In the two cases discussed above, the harm threatened to the citizen was a grave violation of their fundamental human rights. In Abbasi, the policies of the UK Government recognised that the nature and extent of the injustice was a factor relevant in considering whether intervention was appropriate. As the Court pointed out, until some judgment had been formed as to the gravity of the miscarriage, the appropriate balancing act could not be carried out. Mr Abbasi had been in detention for 8 months at the time of the decision. Mr Hicks had been in detention for over 5 years when Hicks v Ruddock was decided and he allegedly faced the prospect of an unfair military trial.

Australian consular assistance policy and practice is already well familiar with identifying and acting in relation to violations of international human rights law.
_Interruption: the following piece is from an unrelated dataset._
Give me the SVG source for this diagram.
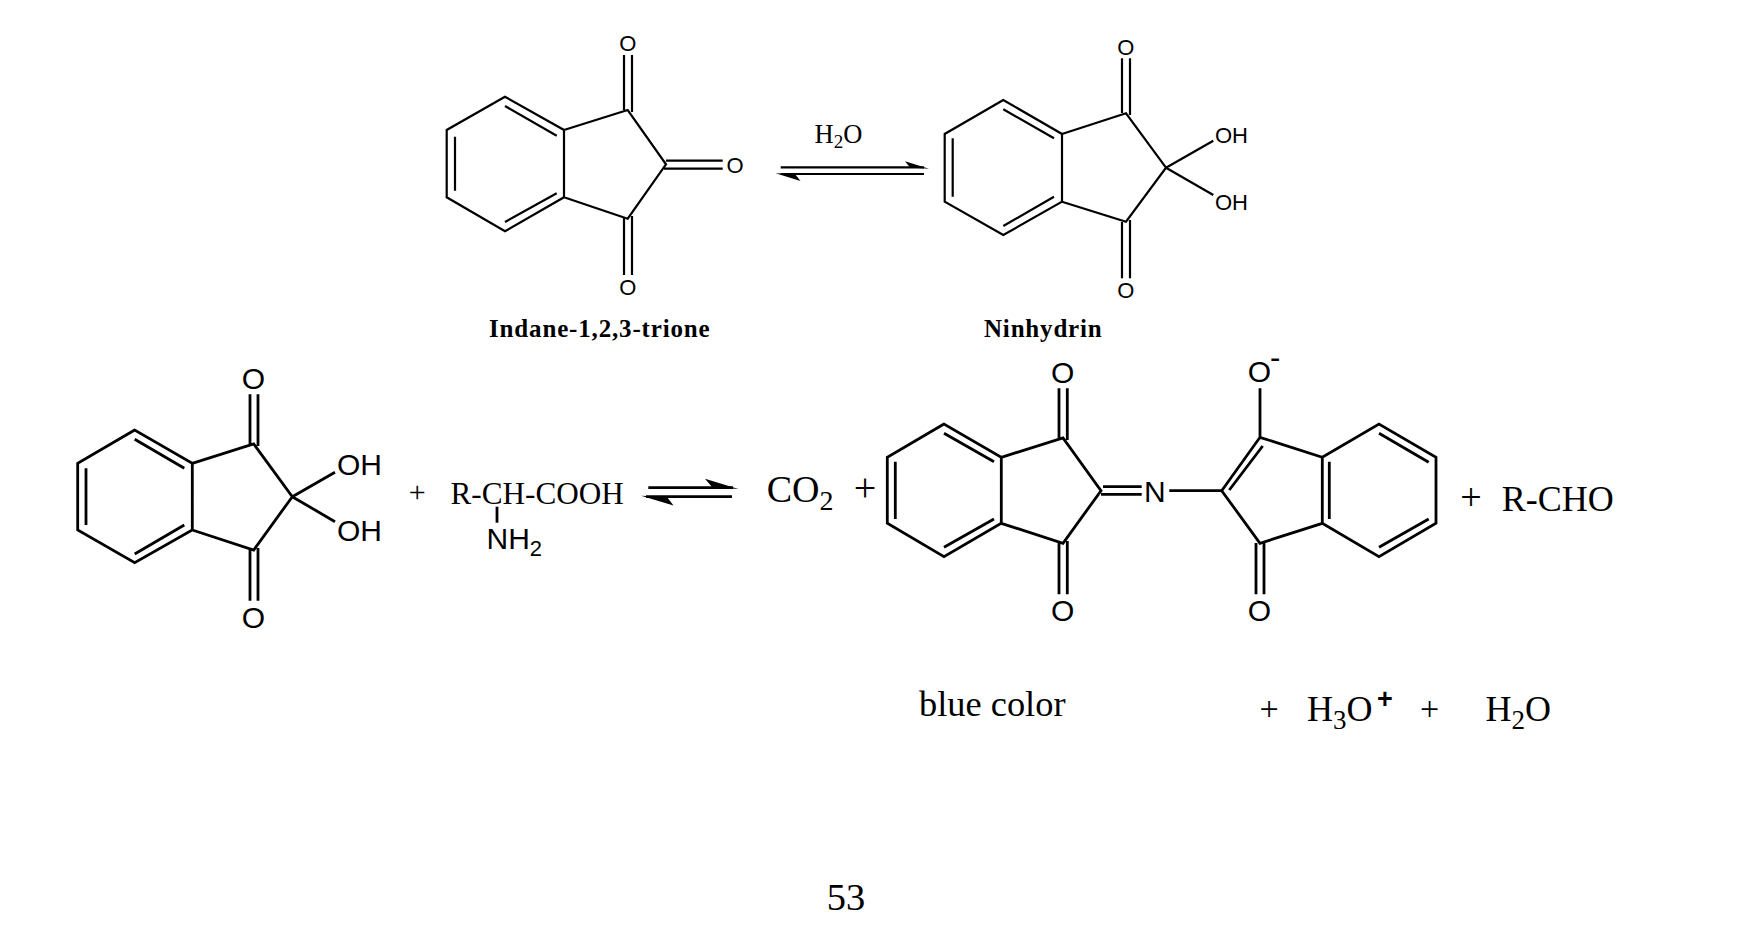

DFAT’s Australian Consular Operations Handbook refers, for instance, to human rights standards (such as the ICCPR and UDHR) concerning detention (Chapter 6), the rights of children (Chapter 11), and various women’s rights (Chapter 4).

Please be in touch if we can be of any further assistance.

Yours sincerely


Ben Saul
Professor of International Law


Alexander Horne
Researcher, Sydney Centre for International Law

Note:
(1) The English Court referred to the Australian High Court decision of Minister for Immigration v Teoh [1995] 183 CLR 273 in reaching its conclusion on the ‘legitimate expectations’ doctrine generally.